Market momentum demands targeting the right consumers, getting passed along by the crowd, and building apps that leverage the social network. Twitter is the real-time pulse of the “us”. Twitter’s API allows you to add rich content to your tweets. You can search and grab tweets around any subject. Google’s API allows you to access Google+ users from within the context of your app. Facebook Open Graph API embeds your apps within the largest social community. There are many other social networks. Use these platforms to magnify your social voice, connect with key influencers, and make your app a daily habit with your users.
Category #4: Driving customer referral to friends and colleagues.
Every marketer’s end goal is to motivate a user referral to a friend. Nothing rings truer with a prospect than a personal recommendation. Leverage your user base to facilitate such “pre-sale demos”. Where meaningful, make elements of your products social to allow friend engagement. How can your customer’s own community power your market momentum?
Category #5: Automating rapid feedback on user engagement.
This category of needs speaks more to usability than community, but it belongs in this list. Today’s development world cycles quickly. Linking to your users and understanding their behavior with your product allows you to develop faster for less money. Monitor and engage with your users. Know their startup experience – it is your moment of truth. Monitor user attrition – it can be lethal. You can’t find enough new customers to cover a 30% attrition rate every month. What do your best customers (your paying customers for Fremium biz models) want? Automate and measure to move fast.
Examples of Community User Needs:
User needs should be stated in a way that allows measurement against the competition. Some examples of user needs for various the categories are listed below. A “user need” should be framed as to provide an arena for competitive comparison. Taking the “Social Score” need below: A product manager would estimate her product’s ability to get a high score (usually on a scale of 1-10) and then rank the competitor’s ability to deliver this need relative to hers. Each firm may be using different specific features or engagements to accomplish this – but the end user sees this need being met. See this post on user needs for process details.
|#1. Give Back||#2. Ecosystem||#3. Leverage Social||#4. Customer Referral||#5. Fast Improve|
|Active with developers||Subscription services||Social Score||Pre-sale demo||User start-up experience|
|Community value||Payment accessibility||Influencer targeting||User referral capability||User attrition|
|Health Big Data||Mobile app access||FaceBook presence||Social engagement||Product improvement cycle|
Something new is forming that is becoming central to a company’s success: Community User Needs. These needs are starting to achieve the same organizational interest and undergo the same R&D justification hurdles that core user experience needs have always faced. Development done against meeting these needs requires upfront tradeoff decisions that impacts final product specifications. But as with functionality designed to meet qualifying and differentiating user needs, rational arguments and fact-based analysis can be used to assign value and understand the costs for development in the support of community user needs.

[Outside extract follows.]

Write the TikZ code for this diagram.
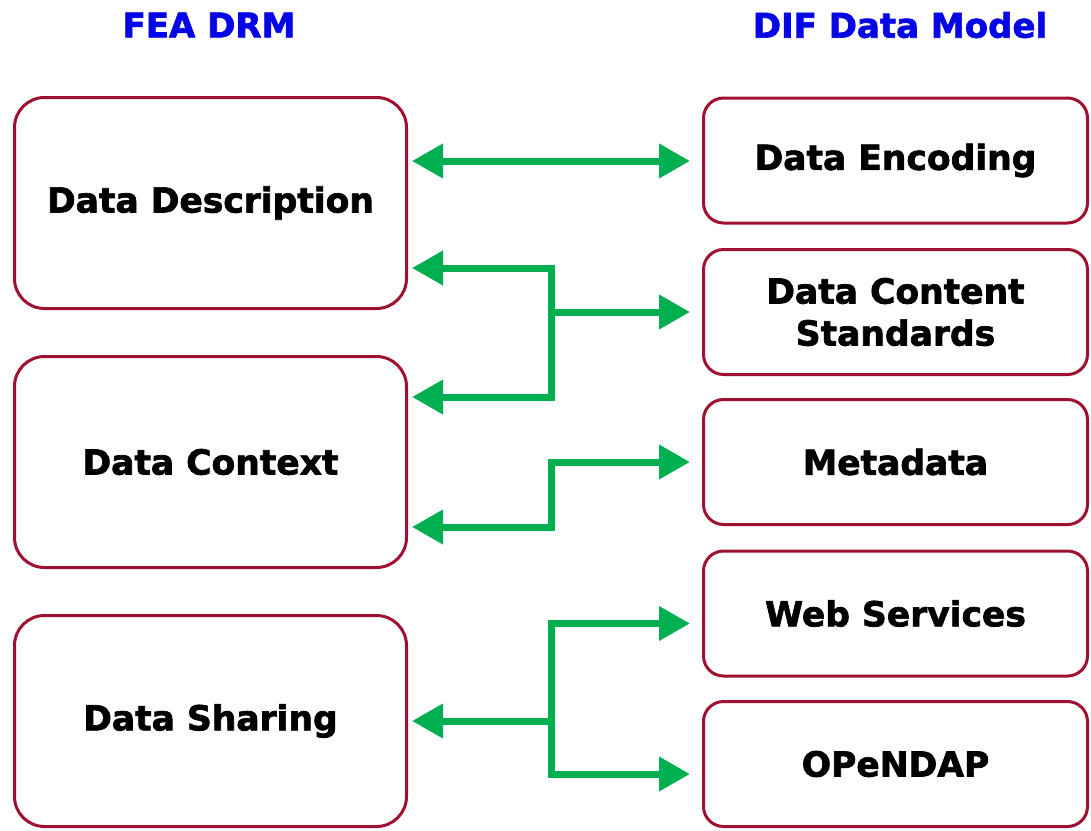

Brainstorm the community user needs for your market. Include these in the Design Objective phase of your product development process. Deliver a fact-based analysis of the marketing value of building momentum early. Convince your management that these are not ‘nice to haves’ – you cannot afford the marketing benefits they provide using a traditional approach. Your development team will not only respond, they will probably offer extremely educated suggestions for capabilities only possible with a deep understanding of the workings of the web.